Dual mechanical seals can meet the requirements of almost any application and can withstand extreme temperature and pressure fluctuations. There is virtually no industry for which this type of water saving sealing technology is not suitable.

Even companies with a strong commitment to the International Standards Organisation ISO-14001 Standard for environmental management systems and ISO-50001 Standard for energy management systems must keep a close eye on the bottom line.

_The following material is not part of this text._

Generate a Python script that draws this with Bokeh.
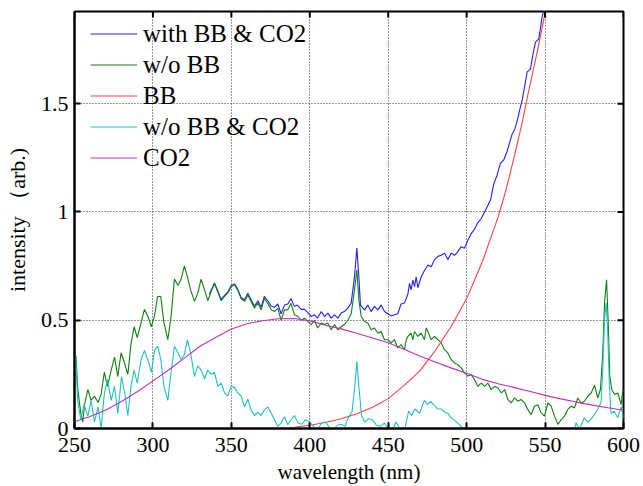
import math
from bokeh.plotting import figure
from bokeh.models import Range1d, FixedTicker, Legend, LegendItem
from bokeh.embed import file_html
from bokeh.resources import INLINE

# ---------------- data ----------------
x_ticks = [250, 300, 350, 400, 450, 500, 550, 600]
y_ticks = [0, 0.5, 1, 1.5]
y_tick_labels = {0: "0", 0.5: "0.5", 1: "1", 1.5: "1.5"}
x_lim = (250, 600)
y_lim = (0, 1.926)

# with BB & CO2 (only visible part; below ~336 nm it coincides with w/o BB)
wl_with = [336, 339.2, 341.4, 343.5, 345.6, 347.7, 349.9, 352, 354, 356.2, 358.4, 360.5, 362.6,
           364.7, 366.9, 369, 371, 373.2, 375.4, 377.5, 379.6, 381.7, 383.9, 386, 388, 390.2,
           392, 394.5, 396.6, 398.8, 400.9, 403, 405, 407.3, 409.4, 411.5, 413.6, 415.8, 417.9,
           420, 422, 424.3, 426.4, 428.5, 430, 431.3, 432.3, 434.9, 437, 439.1, 441.2, 443.4,
           445.5, 447.6, 449.8, 451.9, 454, 456.1, 458.2, 460.4, 462.5, 463.6, 464.6, 465.7,
           466.8, 467.8, 468.9, 471, 473.1, 475.3, 477.4, 479.5, 481.7, 483.8, 485.9, 488, 490.2,
           492.3, 494.4, 496.5, 498.6, 500.8, 502.9, 505, 507.1, 509.3, 511.4, 513.5, 515.2,
           517.3, 519.4, 521.5, 523.6, 525.8, 527.4, 529, 530.6, 532.2, 533.8, 535.4, 537,
           538.6, 540.7, 542.3, 543.9, 546, 548.1, 550]
int_with = [0.62, 0.672, 0.635, 0.595, 0.615, 0.63, 0.66, 0.668, 0.645, 0.605, 0.595, 0.625, 0.595,
            0.565, 0.59, 0.56, 0.61, 0.59, 0.565, 0.56, 0.575, 0.53, 0.57, 0.575, 0.6, 0.564,
            0.57, 0.55, 0.55, 0.535, 0.517, 0.525, 0.51, 0.54, 0.517, 0.533, 0.51, 0.525, 0.51,
            0.533, 0.54, 0.556, 0.58, 0.70, 0.833, 0.70, 0.57, 0.548, 0.57, 0.54, 0.564, 0.548,
            0.57, 0.54, 0.53, 0.52, 0.525, 0.53, 0.575, 0.58, 0.62, 0.67, 0.64, 0.685,
            0.655, 0.70, 0.65, 0.70, 0.73, 0.755, 0.747, 0.78, 0.795, 0.80, 0.81, 0.78, 0.81,
            0.80, 0.817, 0.84, 0.833, 0.87, 0.90, 0.92, 0.95, 0.97, 1.0, 1.03, 1.055,
            1.13, 1.17, 1.225, 1.24, 1.28, 1.32, 1.36, 1.38, 1.42, 1.47, 1.516, 1.58,
            1.647, 1.66, 1.73, 1.785, 1.80, 1.90, 1.96]

# w/o BB
wl_wobb = [250, 251, 252, 254, 255.3, 256.4, 258.5, 260.6, 262.7, 265, 267, 269, 271, 273.4,
           275.5, 277.6, 279.7, 282, 284, 286, 288, 290, 292.5, 294.6, 296.7, 299, 301, 303,
           305, 307, 309.5, 311.6, 313.7, 316, 318, 320, 322, 324, 326.5, 328.6, 330.7, 332.9,
           335, 337, 339.2, 341.4, 343.5, 345.6, 347.7, 349.9, 352, 354, 356.2, 358.4, 360.5,
           362.6, 364.7, 366.9, 369, 371, 373.2, 375.4, 377.5, 379.6, 381.7, 383.9, 386, 388,
           390.2, 392, 394.5, 396.6, 398.8, 400.9, 403, 405, 407.3, 409.4, 411.5, 413.6, 415.8,
           417.9, 420, 422, 424.3, 426.4, 428.5, 430, 431.3, 432.8, 434.9, 437, 439.1, 441.2,
           443.4, 445.5, 447.6, 449.8, 451.9, 454, 456.1, 458.2, 460.4, 461.5, 462.5, 464.6,
           465.7, 466.8, 468.9, 471, 473.1, 474.2, 475.3, 477.4, 479.5, 481.7, 483.8, 485.9,
           488, 490.2, 492.3, 494.4, 496.5, 498.6, 500.8, 502.9, 505, 507.1, 509.3, 511.4,
           513.5, 515.6, 517.8, 520, 522, 524.2, 526.3, 528.4, 530.5, 532.6, 534.7, 536.9,
           539, 541.1, 543.2, 545.4, 547.5, 549.6, 551.8, 553.9, 556, 558.1, 560.3, 562.4,
           564.5, 566.6, 568.7, 570.9, 573, 575.1, 577.2, 579.4, 581.5, 583.6, 585.3, 586.8,
           587.9, 589.2, 590.2, 591.3, 592.5, 594.3, 596.4, 598.5, 599.6, 600.5]
int_wobb = [0.35, 0.33, 0.19, 0.07, 0.03, 0.11, 0.18, 0.13, 0.15, 0.12, 0.16, 0.26, 0.195, 0.27,
            0.33, 0.24, 0.35, 0.30, 0.25, 0.39, 0.47, 0.42, 0.49, 0.55, 0.52, 0.47, 0.52, 0.61,
            0.61, 0.49, 0.41, 0.52, 0.69, 0.66, 0.69, 0.75, 0.70, 0.64, 0.587, 0.625, 0.69, 0.64,
            0.59, 0.63, 0.67, 0.63, 0.59, 0.61, 0.625, 0.655, 0.664, 0.64, 0.60, 0.587, 0.617,
            0.587, 0.556, 0.58, 0.548, 0.60, 0.578, 0.548, 0.54, 0.556, 0.50, 0.548, 0.548, 0.578,
            0.525, 0.52, 0.50, 0.51, 0.494, 0.48, 0.50, 0.464, 0.487, 0.48, 0.487, 0.456, 0.48,
            0.456, 0.47, 0.48, 0.50, 0.53, 0.64, 0.733, 0.594, 0.517, 0.494, 0.487, 0.456, 0.464,
            0.44, 0.448, 0.41, 0.41, 0.395, 0.41, 0.372, 0.387, 0.364, 0.41, 0.425, 0.44,
            0.41, 0.448, 0.425, 0.44, 0.41, 0.464, 0.448, 0.41, 0.425, 0.41, 0.395, 0.364,
            0.349, 0.318, 0.303, 0.295, 0.28, 0.257, 0.242, 0.249, 0.226, 0.195, 0.21, 0.195,
            0.21, 0.18, 0.195, 0.187, 0.165, 0.18, 0.134, 0.118, 0.141, 0.126, 0.134, 0.118,
            0.088, 0.064, 0.103, 0.11, 0.072, 0.057, 0.118, 0.103, 0.057, 0.019, 0.041, 0.057,
            0.088, 0.103, 0.095, 0.141, 0.118, 0.126, 0.149, 0.164, 0.20, 0.141, 0.18, 0.35,
            0.58, 0.687, 0.50, 0.24, 0.18, 0.157, 0.164, 0.11, 0.18, 0.17]

# BB (blackbody)
wl_bb = [374, 380, 390, 400, 410, 420, 430, 440, 450, 460, 470, 480, 490, 500, 510, 520,
         525, 530, 535, 540, 545, 550, 553]
int_bb = [0.0, 0.002, 0.006, 0.015, 0.028, 0.045, 0.068, 0.098, 0.138, 0.198, 0.265, 0.36,
          0.47, 0.60, 0.77, 0.975, 1.1, 1.245, 1.4, 1.575, 1.74, 1.92, 2.04]

# w/o BB & CO2
wl_wo = [250, 251, 252, 254, 256, 258.5, 260.6, 262.7, 265, 267, 269, 271, 273.4, 275.5, 277.6,
         280, 282, 284, 286, 288, 290, 292.5, 294.6, 296.7, 299, 301, 303, 305, 307, 309.5,
         311.6, 313.7, 316, 318, 320, 322, 324, 326.5, 328.6, 330.7, 332.9, 335, 337, 339.2,
         341.4, 343.5, 345.6, 347.7, 349.9, 352, 354, 356.2, 358.4, 360.5, 362.6, 364.7, 366.9,
         369, 371, 373.2, 375.4, 377.5, 379.6, 381.7, 383.9, 386, 388, 390.2, 392.5, 395, 397,
         400, 402.5, 405, 407.5, 410, 412.5, 415, 417.5, 420, 422.5, 424, 427, 428.8, 430,
         431.2, 433, 435, 437.5, 440, 442.5, 445, 447.5, 450, 452.5, 455, 457.5, 460, 461, 463,
         465, 467, 470, 473, 475, 477, 479, 481.5, 484, 486, 488, 490, 492, 495, 498, 500, 568,
         569.8, 571.5, 573, 575, 577, 579, 581.5, 583.6, 585.7, 586.8, 587.9, 589, 590, 591,
         592, 594, 596.4, 598.5, 600.6]
int_wo = [0.35, 0.30, 0.13, 0.04, 0.11, 0.057, 0.13, 0.03, 0.10, 0.0, 0.16, 0.226, 0.13, 0.195,
          0.07, 0.24, 0.165, 0.06, 0.195, 0.27, 0.21, 0.32, 0.36, 0.32, 0.26, 0.36, 0.38, 0.32,
          0.195, 0.13, 0.26, 0.38, 0.35, 0.32, 0.34, 0.41, 0.35, 0.24, 0.29, 0.27, 0.23, 0.27,
          0.25, 0.26, 0.195, 0.21, 0.165, 0.15, 0.195, 0.19, 0.165, 0.15, 0.10, 0.135, 0.085,
          0.06, 0.075, 0.06, 0.085, 0.10, 0.07, 0.04, 0.01, 0.025, 0.055, 0.017, 0.04, 0.06,
          0.025, 0.02, 0.04, 0.03, 0.01, -0.005, 0.025, 0.03, 0.005, -0.005, 0.015, 0.02, 0.01,
          0.04, 0.08, 0.2, 0.31, 0.2, 0.06, 0.03, 0.045, 0.04, 0.015, 0.01, 0.025, 0.0, -0.01,
          0.03, 0.0, -0.01, 0.01, 0.08, 0.06, 0.09, 0.07, 0.13, 0.11, 0.125, 0.11, 0.09, 0.09,
          0.075, 0.07, 0.05, 0.04, 0.02, 0.0, -0.03, -0.03, 0.027, 0.0, 0.015, 0.05, 0.03, 0.04,
          0.065, 0.09, 0.12, 0.27, 0.50, 0.58, 0.43, 0.2, 0.07, 0.08, 0.05, 0.1, 0.04]

# CO2
wl_co2 = [250, 260, 270, 280, 290, 300, 310, 320, 330, 340, 350, 360, 370, 380, 390, 400, 410,
          420, 430, 440, 450, 460, 470, 480, 490, 500, 510, 520, 530, 540, 550, 560, 570, 580,
          590, 600]
int_co2 = [0.031, 0.055, 0.085, 0.125, 0.17, 0.22, 0.27, 0.325, 0.38, 0.42, 0.46, 0.484, 0.498,
           0.507, 0.508, 0.497, 0.477, 0.46, 0.44, 0.418, 0.396, 0.366, 0.335, 0.307, 0.28, 0.255,
           0.227, 0.207, 0.19, 0.172, 0.153, 0.137, 0.122, 0.108, 0.096, 0.084]

series_names = ["with BB & CO2", "w/o BB", "BB", "w/o BB & CO2", "CO2"]
series_colors = ["#2020ff", "#108010", "#ff4040", "#20c0c0", "#c030c0"]

# ---------------- figure ----------------
FONT = "Liberation Serif"
p = figure(width=643, height=486, output_backend="svg", toolbar_location=None,
           x_range=Range1d(*x_lim), y_range=Range1d(*y_lim),
           min_border_left=74, min_border_right=20, min_border_top=11, min_border_bottom=57)
p.background_fill_color = "white"
p.border_fill_color = "white"
p.outline_line_color = "black"
p.outline_line_width = 2

xt = FixedTicker(ticks=x_ticks, minor_ticks=[])
yt = FixedTicker(ticks=y_ticks, minor_ticks=[])

for ax, t in ((p.xaxis[0], xt), (p.yaxis[0], yt)):
    ax.ticker = t
    ax.axis_line_width = 2
    ax.major_tick_in = 6
    ax.major_tick_out = 0
    ax.major_tick_line_width = 2
    ax.minor_tick_line_color = None
    ax.major_label_text_font = FONT
    ax.major_label_text_font_size = "22px"
    ax.major_label_text_color = "black"
    ax.axis_label_text_font = FONT
    ax.axis_label_text_font_style = "normal"
    ax.axis_label_text_color = "black"

p.xaxis.axis_label = "wavelength (nm)"
p.yaxis.axis_label = "intensity （arb.)"
p.xaxis.axis_label_text_font_size = "21px"
p.yaxis.axis_label_text_font_size = "22px"
p.yaxis.major_label_overrides = y_tick_labels
p.xaxis.major_label_standoff = 9
p.yaxis.major_label_standoff = 6
p.xaxis.axis_label_standoff = 5
p.yaxis.axis_label_standoff = 8

for g, t in ((p.xgrid[0], xt), (p.ygrid[0], yt)):
    g.ticker = t
    g.grid_line_color = "#303030"
    g.grid_line_dash = "1 2"
    g.grid_line_width = 1

renderers = []
data = [(wl_with, int_with), (wl_wobb, int_wobb), (wl_bb, int_bb), (wl_wo, int_wo), (wl_co2, int_co2)]
for (xs, ys), c in zip(data, series_colors):
    renderers.append(p.line(xs, ys, line_color=c, line_width=1.1))

# inward tick marks on the top and right edges (half of each dash is clipped by the frame)
p.scatter(x_ticks, [y_lim[1]] * len(x_ticks), marker="dash", angle=math.pi / 2, size=12,
          line_color="black", line_width=2)
p.scatter([x_lim[1]] * len(y_ticks), y_ticks, marker="dash", size=12,
          line_color="black", line_width=2)

items = [LegendItem(label=n, renderers=[r]) for n, r in zip(series_names, renderers)]
legend = Legend(items=items, location=(16, 255), label_text_font=FONT, label_text_font_size="25px",
                label_text_color="black",
                glyph_width=47, glyph_height=31, label_height=31, spacing=0, padding=0, margin=0,
                label_standoff=6, background_fill_alpha=0, border_line_alpha=0)
p.add_layout(legend, "center")

open("out.html", "w").write(file_html(p, INLINE))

But by installing the correct dual seal and support system, from an annual operational budget you could subtract:

  • The cost of energy to heat, cool or evaporate external flush water
  • Equipment costs for the frequent repair or replacement of gland packing, failed bearings (caused by water ingress as a result of seal leakage) and, in worst-case scenarios, pump shafts or sleeves damaged by the friction of gland packing
  • Routine and unscheduled maintenance engineer costs – this sealing technology is almost maintenance-free and causes no damage to bearings or pump shafts
  • Effluent charges for discarded water

These savings comprehensively refute the practice of continuing to fit the same old sealing technology simply because it was specified by the original equipment manufacturer (OEM). The reality is that some seal suppliers offer cheaper bulk sales to OEMs, but then make up for that loss leader by selling replacement seals to end-users at a much higher price, so any perceived saving is questionable in the long-term.

There are clear operational and financial benefits to upgrading to more environmentally sustainable sealing technology. Less easy to calculate is the enhanced reputation that comes from being able, not just to declare a commitment to water conservation, but to evidence it.